Friday, October 24, 2008

Stewed Chicken with Olives

Another recipe for my brother. This was a dish that my mom's best friend, who died some years ago, used to make for us when we would visit her in Paris. It's very easy to make and fills your kitchen with a homey Mediterranean smell, a great thing on a chilly fall evening.
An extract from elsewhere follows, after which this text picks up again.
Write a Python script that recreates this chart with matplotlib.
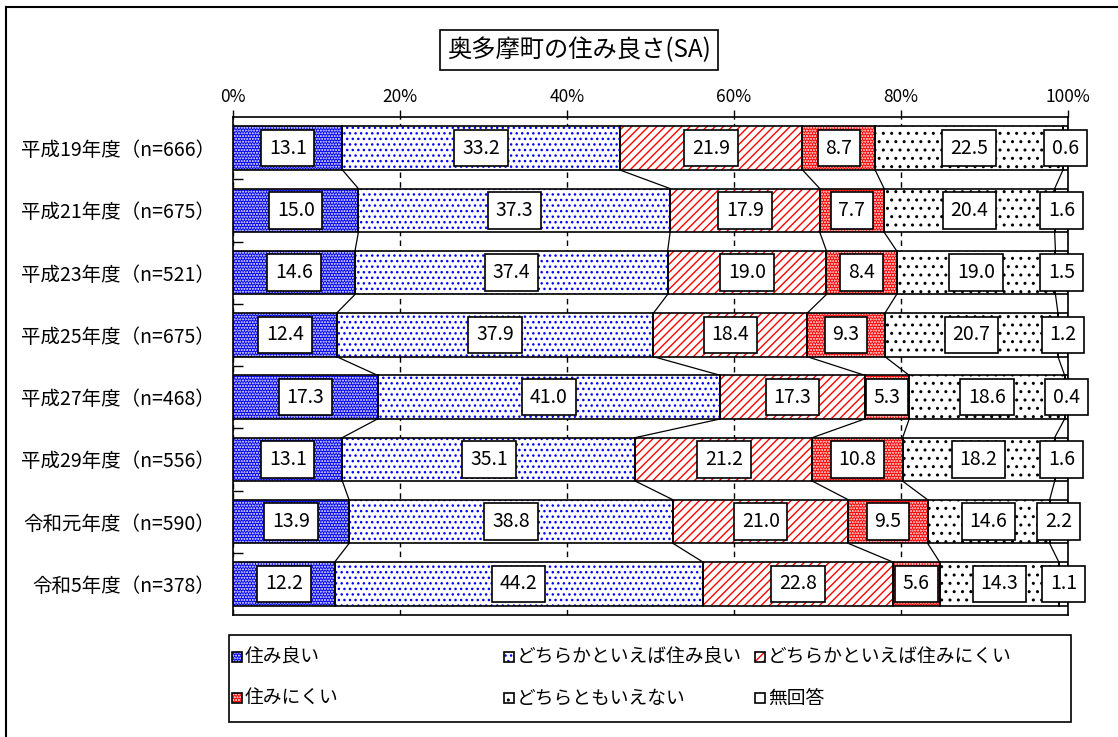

Stewed Chicken with Olives, Onions, and Tomatoes


Two chicken leg quarters (drumstick and thigh)
1 onion, chopped
3-4 tomatoes, chopped
1/2 cup of black, green, or mixed olives (preferably with pits)
White wine
Cooked rice or pasta

Sautee onions in a bit of olive oil in a pot large enough to hold the chicken legs. Take out the onions and set aside. Sear the chicken on both sides in the same pot until brown. Return the onions and add the tomatoes and olives. Add a few splashes of white cooking wine, a bit of salt and pepper, and lower heat to a simmer. As the tomatoes cook down, they will release cooking liquid, hopefully enough to cover most of the chicken. If not, add more wine or a small amount of water. Simmer for about 25 minutes, or until meat is cooked through but not too soft. Serve over rice or pasta.

Tuesday, October 21, 2008

Potato and Leek Soup

My kid brother is in his second-year of college, and the dorm food is not agreeing with him. So he has started to cook all his meals himself, and asked me for recipes. I'll post them here too occasionally, for whoever is interested:

Potato and Leek Soup
4 potatoes
2-3 leeks
2 carrots
1 small onion
1 can chicken broth (optional, can use just water)
Butter
1) Wash and roughly chop leeks. Peel and chop potatoes, onions, and carrots into small cubes.
2) Coat the bottom of a big soup pot with olive oil and add a pat of butter for flavor.
3) On medium-high heat, sautee onions until soft. Add leeks to the pot and continue sauteeing.
4) Add 1 can of chicken broth and/or water until the leeks are submerged.
5) Add potatoes and carrots to the pot, then enough water to barely cover the veggies. Remember that veggies will give off some water as they cook.
6) Simmer for about half an hour, until all the potatoes and carrots are nice and soft. Add salt and pepper. (The right amount of salt is important - keep tasting it.)

** Bonus tip - Near the end, I like to smash the potatoes and carrots against the side of the pot to make them look irregular and the soup thicker.

Wednesday, October 15, 2008

Favorite cheeses at Trader Joe's

  1. Bavarian Beer Cheese
  2. Italian Truffle Cheese
  3. Jarlsberg
  4. Saint-Andre
Just wanted to share these four cheeses because they bring me no end of enjoyment, either as part of a light supper (crusty bread, cheese, salami, olive oil, a salad, and a glass of wine) or with breakfast. The first three are hard cheeses. The fourth is a soft rind cheese that is pretty strong, but more flavorful than stinky. It's perfect. This morning, I put some of the beer cheese in my scrambled eggs.... mmm.

Monday, October 06, 2008

Incivility and vegetable cream cheese

On knocking on doors for Obama in a swing state, and getting verbally knocked down*

People are mean, especially conservatives who live in gated communities in the desert. "I already got a visit from you people before. I was rude to the last guy and I'm going to be rude to you. This just pushed me over the edge: I'm voting for McCain," said the old man in the house at the end of the street, before slamming the door.

A morning's tally: 40 doors knocked on, 13 confirmed Obama votes, 6 definite pro-McCain and/or anti-Obama votes, 1 threat to call the police, and 1 young woman who said through a metal door that she hates Obama because "he's the reason [she] went through hell in the foster care system." That's not to say that the state in question is leaning so heavily toward Obama - we were actually working off a list of "good" leads.

* We were asked not to blog about this because it could derail the Obama campaign's attempts to influence the story of the day. But as a former journalist, I don't believe campaigns should dictate what stories are covered. And I doubt any reporter would be thrilled to quote another, even former, reporter anyway.

On a delicious twist to a breakfast staple


Last month, I had a wonderful vegetable cream cheese at Absolute Bagels in Harlem. I made my own version this morning:

Vegetable Cream Cheese
- 1 green onion
- 2 radishes
- 1 small carrot
- 1 cup of plain cream cheese

Chop the vegetables very finely into confetti-like bits. Combine well with cream cheese. Use on your bagel.
(I just used the veggies I had on hand, but Absolute Bagels' version had chopped bits of broccoli, carrots, and red onion. Very pretty, and completely delicious.)